start Records supplied
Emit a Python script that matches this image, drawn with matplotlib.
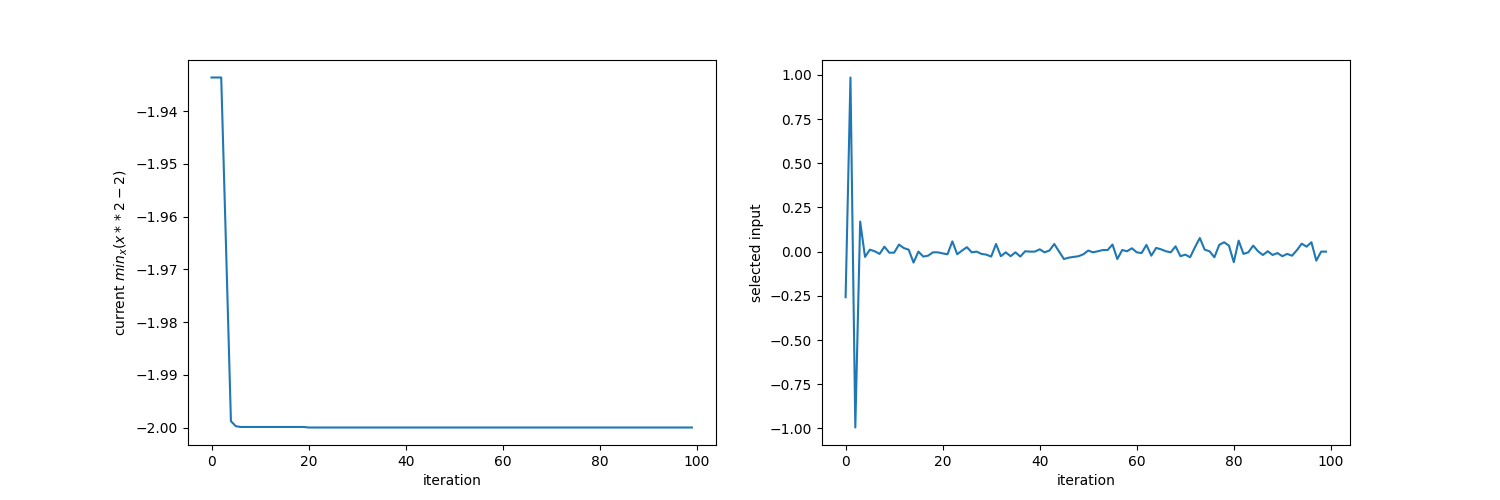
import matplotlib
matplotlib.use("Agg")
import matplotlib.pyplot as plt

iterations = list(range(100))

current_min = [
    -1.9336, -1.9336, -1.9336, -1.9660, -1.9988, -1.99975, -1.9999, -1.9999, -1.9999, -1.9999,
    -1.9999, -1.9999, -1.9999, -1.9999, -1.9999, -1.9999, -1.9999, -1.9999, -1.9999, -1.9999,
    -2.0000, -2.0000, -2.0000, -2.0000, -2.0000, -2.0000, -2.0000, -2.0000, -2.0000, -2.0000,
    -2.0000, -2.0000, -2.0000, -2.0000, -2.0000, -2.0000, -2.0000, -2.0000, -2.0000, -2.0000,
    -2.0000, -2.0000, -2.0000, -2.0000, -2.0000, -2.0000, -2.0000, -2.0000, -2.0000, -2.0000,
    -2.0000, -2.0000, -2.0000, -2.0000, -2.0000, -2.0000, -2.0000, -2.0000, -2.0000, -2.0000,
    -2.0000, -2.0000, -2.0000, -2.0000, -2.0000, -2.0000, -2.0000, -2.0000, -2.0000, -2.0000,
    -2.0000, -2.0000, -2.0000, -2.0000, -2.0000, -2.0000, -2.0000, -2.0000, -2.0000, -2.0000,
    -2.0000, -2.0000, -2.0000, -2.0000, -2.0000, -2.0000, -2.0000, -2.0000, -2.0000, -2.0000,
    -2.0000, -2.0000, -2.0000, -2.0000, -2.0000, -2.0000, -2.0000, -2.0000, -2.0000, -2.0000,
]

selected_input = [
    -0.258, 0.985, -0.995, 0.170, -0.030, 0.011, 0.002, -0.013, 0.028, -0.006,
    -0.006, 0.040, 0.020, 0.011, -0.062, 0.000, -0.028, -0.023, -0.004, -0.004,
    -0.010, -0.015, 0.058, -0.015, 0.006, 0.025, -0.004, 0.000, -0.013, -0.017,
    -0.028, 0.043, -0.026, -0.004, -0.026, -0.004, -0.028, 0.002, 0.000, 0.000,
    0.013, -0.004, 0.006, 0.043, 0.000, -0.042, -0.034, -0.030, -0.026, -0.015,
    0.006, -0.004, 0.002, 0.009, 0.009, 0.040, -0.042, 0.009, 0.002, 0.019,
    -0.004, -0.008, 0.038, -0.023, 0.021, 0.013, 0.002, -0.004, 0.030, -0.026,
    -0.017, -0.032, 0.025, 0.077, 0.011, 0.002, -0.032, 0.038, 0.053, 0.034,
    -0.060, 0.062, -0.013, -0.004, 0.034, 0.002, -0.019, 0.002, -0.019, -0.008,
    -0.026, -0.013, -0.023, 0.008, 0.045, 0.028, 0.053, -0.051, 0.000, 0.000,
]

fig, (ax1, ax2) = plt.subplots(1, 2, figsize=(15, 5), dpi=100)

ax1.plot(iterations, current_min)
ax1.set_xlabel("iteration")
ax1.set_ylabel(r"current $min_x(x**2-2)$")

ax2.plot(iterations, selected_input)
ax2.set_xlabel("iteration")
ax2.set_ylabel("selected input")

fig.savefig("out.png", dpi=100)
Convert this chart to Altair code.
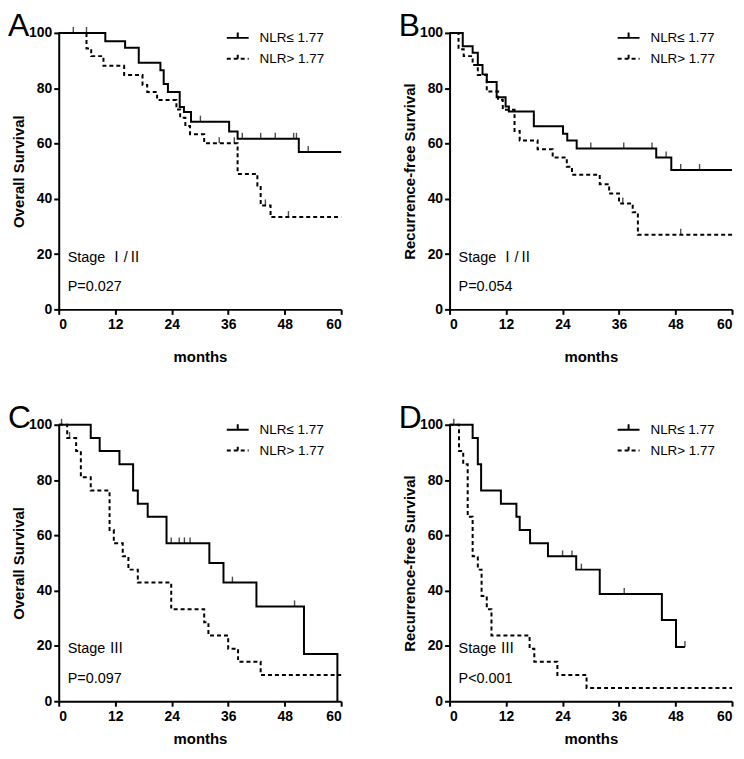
end Records supplied
What you need to do.
Repeat all of the entries word for word, but omit the pictures.

Written solution.
Emit a Python script that matches this image, drawn with matplotlib.
import matplotlib
matplotlib.use("Agg")
import matplotlib.pyplot as plt

iterations = list(range(100))

current_min = [
    -1.9336, -1.9336, -1.9336, -1.9660, -1.9988, -1.99975, -1.9999, -1.9999, -1.9999, -1.9999,
    -1.9999, -1.9999, -1.9999, -1.9999, -1.9999, -1.9999, -1.9999, -1.9999, -1.9999, -1.9999,
    -2.0000, -2.0000, -2.0000, -2.0000, -2.0000, -2.0000, -2.0000, -2.0000, -2.0000, -2.0000,
    -2.0000, -2.0000, -2.0000, -2.0000, -2.0000, -2.0000, -2.0000, -2.0000, -2.0000, -2.0000,
    -2.0000, -2.0000, -2.0000, -2.0000, -2.0000, -2.0000, -2.0000, -2.0000, -2.0000, -2.0000,
    -2.0000, -2.0000, -2.0000, -2.0000, -2.0000, -2.0000, -2.0000, -2.0000, -2.0000, -2.0000,
    -2.0000, -2.0000, -2.0000, -2.0000, -2.0000, -2.0000, -2.0000, -2.0000, -2.0000, -2.0000,
    -2.0000, -2.0000, -2.0000, -2.0000, -2.0000, -2.0000, -2.0000, -2.0000, -2.0000, -2.0000,
    -2.0000, -2.0000, -2.0000, -2.0000, -2.0000, -2.0000, -2.0000, -2.0000, -2.0000, -2.0000,
    -2.0000, -2.0000, -2.0000, -2.0000, -2.0000, -2.0000, -2.0000, -2.0000, -2.0000, -2.0000,
]

selected_input = [
    -0.258, 0.985, -0.995, 0.170, -0.030, 0.011, 0.002, -0.013, 0.028, -0.006,
    -0.006, 0.040, 0.020, 0.011, -0.062, 0.000, -0.028, -0.023, -0.004, -0.004,
    -0.010, -0.015, 0.058, -0.015, 0.006, 0.025, -0.004, 0.000, -0.013, -0.017,
    -0.028, 0.043, -0.026, -0.004, -0.026, -0.004, -0.028, 0.002, 0.000, 0.000,
    0.013, -0.004, 0.006, 0.043, 0.000, -0.042, -0.034, -0.030, -0.026, -0.015,
    0.006, -0.004, 0.002, 0.009, 0.009, 0.040, -0.042, 0.009, 0.002, 0.019,
    -0.004, -0.008, 0.038, -0.023, 0.021, 0.013, 0.002, -0.004, 0.030, -0.026,
    -0.017, -0.032, 0.025, 0.077, 0.011, 0.002, -0.032, 0.038, 0.053, 0.034,
    -0.060, 0.062, -0.013, -0.004, 0.034, 0.002, -0.019, 0.002, -0.019, -0.008,
    -0.026, -0.013, -0.023, 0.008, 0.045, 0.028, 0.053, -0.051, 0.000, 0.000,
]

fig, (ax1, ax2) = plt.subplots(1, 2, figsize=(15, 5), dpi=100)

ax1.plot(iterations, current_min)
ax1.set_xlabel("iteration")
ax1.set_ylabel(r"current $min_x(x**2-2)$")

ax2.plot(iterations, selected_input)
ax2.set_xlabel("iteration")
ax2.set_ylabel("selected input")

fig.savefig("out.png", dpi=100)
Convert this chart to Altair code.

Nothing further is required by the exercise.